§ Instructions for the task: Leaving out the pictures, retype the lines from the beginning of the listing through the line containing "return 1 - s / H".
## begin Data
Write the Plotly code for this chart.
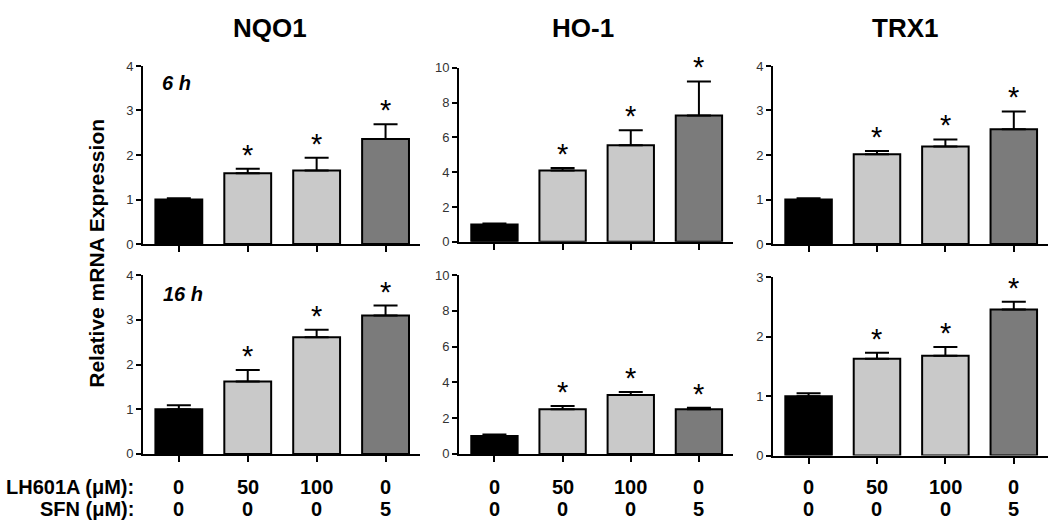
import plotly.graph_objects as go

# ---------------- data ----------------
genes = ["NQO1", "HO-1", "TRX1"]
times = ["6 h", "16 h"]
lh601a_labels = ["0", "50", "100", "0"]
sfn_labels = ["0", "0", "0", "5"]
bar_colors = ["#000000", "#c9c9c9", "#c9c9c9", "#7b7b7b"]

nqo1_6h_mean = [1.00, 1.59, 1.65, 2.36]
nqo1_6h_err = [0.03, 0.10, 0.29, 0.33]
ho1_6h_mean = [1.00, 4.10, 5.55, 7.26]
ho1_6h_err = [0.05, 0.15, 0.87, 1.96]
trx1_6h_mean = [1.00, 2.02, 2.19, 2.58]
trx1_6h_err = [0.03, 0.07, 0.16, 0.40]

nqo1_16h_mean = [1.00, 1.62, 2.61, 3.10]
nqo1_16h_err = [0.09, 0.26, 0.17, 0.22]
ho1_16h_mean = [1.00, 2.50, 3.30, 2.50]
ho1_16h_err = [0.09, 0.18, 0.17, 0.08]
trx1_16h_mean = [1.00, 1.63, 1.68, 2.46]
trx1_16h_err = [0.05, 0.10, 0.15, 0.13]

significant = [False, True, True, True]

y_max = [[4, 10, 4], [4, 10, 3]]
y_dtick = [[1, 2, 1], [1, 2, 1]]

panels = [
    [(nqo1_6h_mean, nqo1_6h_err), (ho1_6h_mean, ho1_6h_err), (trx1_6h_mean, trx1_6h_err)],
    [(nqo1_16h_mean, nqo1_16h_err), (ho1_16h_mean, ho1_16h_err), (trx1_16h_mean, trx1_16h_err)],
]

# ---------------- layout geometry (screen pixels) ----------------
W, H = 1050, 528


def px_x(s):
    return s / W


def px_y(s):
    return 1 - s / H


x_px = [(143, 420), (459, 733), (773, 1048)]
y_px = [[(60.7, 244), (62.7, 241.7), (60.7, 244)],
        [(276, 460), (276, 460), (278.3, 461.7)]]

FONT = "Arial, Liberation Sans, sans-serif"

fig = go.Figure()
cats = [0, 1, 2, 3]

for r in range(2):
    for c in range(3):
        idx = r * 3 + c + 1
        xa = "x" if idx == 1 else f"x{idx}"
        ya = "y" if idx == 1 else f"y{idx}"
        mean, err = panels[r][c]
        fig.add_trace(go.Bar(
            x=cats, y=mean, xaxis=xa, yaxis=ya,
            width=0.68,
            marker=dict(color=bar_colors, line=dict(color="black", width=2)),
            error_y=dict(type="data", symmetric=False, array=err,
                         arrayminus=[0] * len(err), color="black",
                         thickness=2, width=12),
            showlegend=False, hoverinfo="skip",
        ))
        for i, s in enumerate(significant):
            if s:
                fig.add_annotation(
                    x=cats[i], y=mean[i] + err[i], xref=xa, yref=ya,
                    text="*", showarrow=False, xanchor="center", yanchor="bottom",
                    yshift=-4,
                    font=dict(family=FONT, size=29, color="black"),
                )
        xl, xr = x_px[c]
        yt, yb = y_px[r][c]
        axkey = "xaxis" if idx == 1 else f"xaxis{idx}"
        aykey = "yaxis" if idx == 1 else f"yaxis{idx}"
        fig.layout[axkey] = dict(
            domain=[px_x(xl), px_x(xr)], anchor=ya, range=[-0.52, 3.5],
            showline=True, linecolor="black", linewidth=2,
            ticks="outside", ticklen=6, tickwidth=2, tickcolor="black",
            tickvals=cats, showticklabels=False,
            showgrid=False, zeroline=False, fixedrange=True,
        )
        fig.layout[aykey] = dict(
            domain=[px_y(yb), px_y(yt)], anchor=xa,
            range=[0, y_max[r][c]], dtick=y_dtick[r][c], tick0=0,
            showline=True, linecolor="black", linewidth=2,
            ticks="outside", ticklen=5, tickwidth=2, tickcolor="black",
            tickfont=dict(family=FONT, size=13, color="#333333"),
            showgrid=False, zeroline=False, fixedrange=True,
        )

# gene titles
title_x = [270, 583, 905]
for c, g in enumerate(genes):
    fig.add_annotation(x=px_x(title_x[c]), y=px_y(22), xref="paper", yref="paper",
                       text=f"<b>{g}</b>", showarrow=False,
                       xanchor="center", yanchor="middle",
                       font=dict(family=FONT, size=26, color="black"))

# time labels
time_pos = [(160, 78), (161, 295)]
for t, (px, py) in zip(times, time_pos):
    fig.add_annotation(x=px_x(px), y=px_y(py), xref="paper", yref="paper",
                       text=f"<b><i>{t}</i></b>", showarrow=False,
                       xanchor="left", yanchor="middle",
                       font=dict(family=FONT, size=20, color="black"))

# y axis title
fig.add_annotation(x=px_x(97), y=px_y(254), xref="paper", yref="paper",
                   text="<b>Relative mRNA Expression</b>", showarrow=False,
                   textangle=-90, xanchor="center", yanchor="middle",
                   font=dict(family=FONT, size=21, color="black"))

# treatment labels
row_y = [494, 517]
row_names = ["<b>LH601A (μM):</b>", "<b>SFN (μM):</b>"]
row_vals = [lh601a_labels, sfn_labels]
for ry, name in zip(row_y, row_names):
    fig.add_annotation(x=px_x(136), y=px_y(ry), xref="paper", yref="paper",
                       text=name, showarrow=False, xanchor="right", yanchor="middle",
                       font=dict(family=FONT, size=20, color="black"))
for c in range(3):
    xa = f"x{4 + c}"
    for ry, vals in zip(row_y, row_vals):
        for i in cats:
            fig.add_annotation(x=i, y=px_y(ry), xref=xa, yref="paper",
                               text=f"<b>{vals[i]}</b>", showarrow=False,
                               xanchor="center", yanchor="middle",
                               font=dict(family=FONT, size=20, color="black"))

fig.update_layout(
    width=W, height=H, margin=dict(l=0, r=0, t=0, b=0),
    paper_bgcolor="white", plot_bgcolor="white",
    bargap=0.3,
)

fig.write_html("out.html",
               config={"displayModeBar": False},
               post_script="document.body.style.margin='0';document.body.style.overflow='hidden';")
## end Data
§ Exercise solution:
Write the Plotly code for this chart.
import plotly.graph_objects as go

# ---------------- data ----------------
genes = ["NQO1", "HO-1", "TRX1"]
times = ["6 h", "16 h"]
lh601a_labels = ["0", "50", "100", "0"]
sfn_labels = ["0", "0", "0", "5"]
bar_colors = ["#000000", "#c9c9c9", "#c9c9c9", "#7b7b7b"]

nqo1_6h_mean = [1.00, 1.59, 1.65, 2.36]
nqo1_6h_err = [0.03, 0.10, 0.29, 0.33]
ho1_6h_mean = [1.00, 4.10, 5.55, 7.26]
ho1_6h_err = [0.05, 0.15, 0.87, 1.96]
trx1_6h_mean = [1.00, 2.02, 2.19, 2.58]
trx1_6h_err = [0.03, 0.07, 0.16, 0.40]

nqo1_16h_mean = [1.00, 1.62, 2.61, 3.10]
nqo1_16h_err = [0.09, 0.26, 0.17, 0.22]
ho1_16h_mean = [1.00, 2.50, 3.30, 2.50]
ho1_16h_err = [0.09, 0.18, 0.17, 0.08]
trx1_16h_mean = [1.00, 1.63, 1.68, 2.46]
trx1_16h_err = [0.05, 0.10, 0.15, 0.13]

significant = [False, True, True, True]

y_max = [[4, 10, 4], [4, 10, 3]]
y_dtick = [[1, 2, 1], [1, 2, 1]]

panels = [
    [(nqo1_6h_mean, nqo1_6h_err), (ho1_6h_mean, ho1_6h_err), (trx1_6h_mean, trx1_6h_err)],
    [(nqo1_16h_mean, nqo1_16h_err), (ho1_16h_mean, ho1_16h_err), (trx1_16h_mean, trx1_16h_err)],
]

# ---------------- layout geometry (screen pixels) ----------------
W, H = 1050, 528


def px_x(s):
    return s / W


def px_y(s):
    return 1 - s / H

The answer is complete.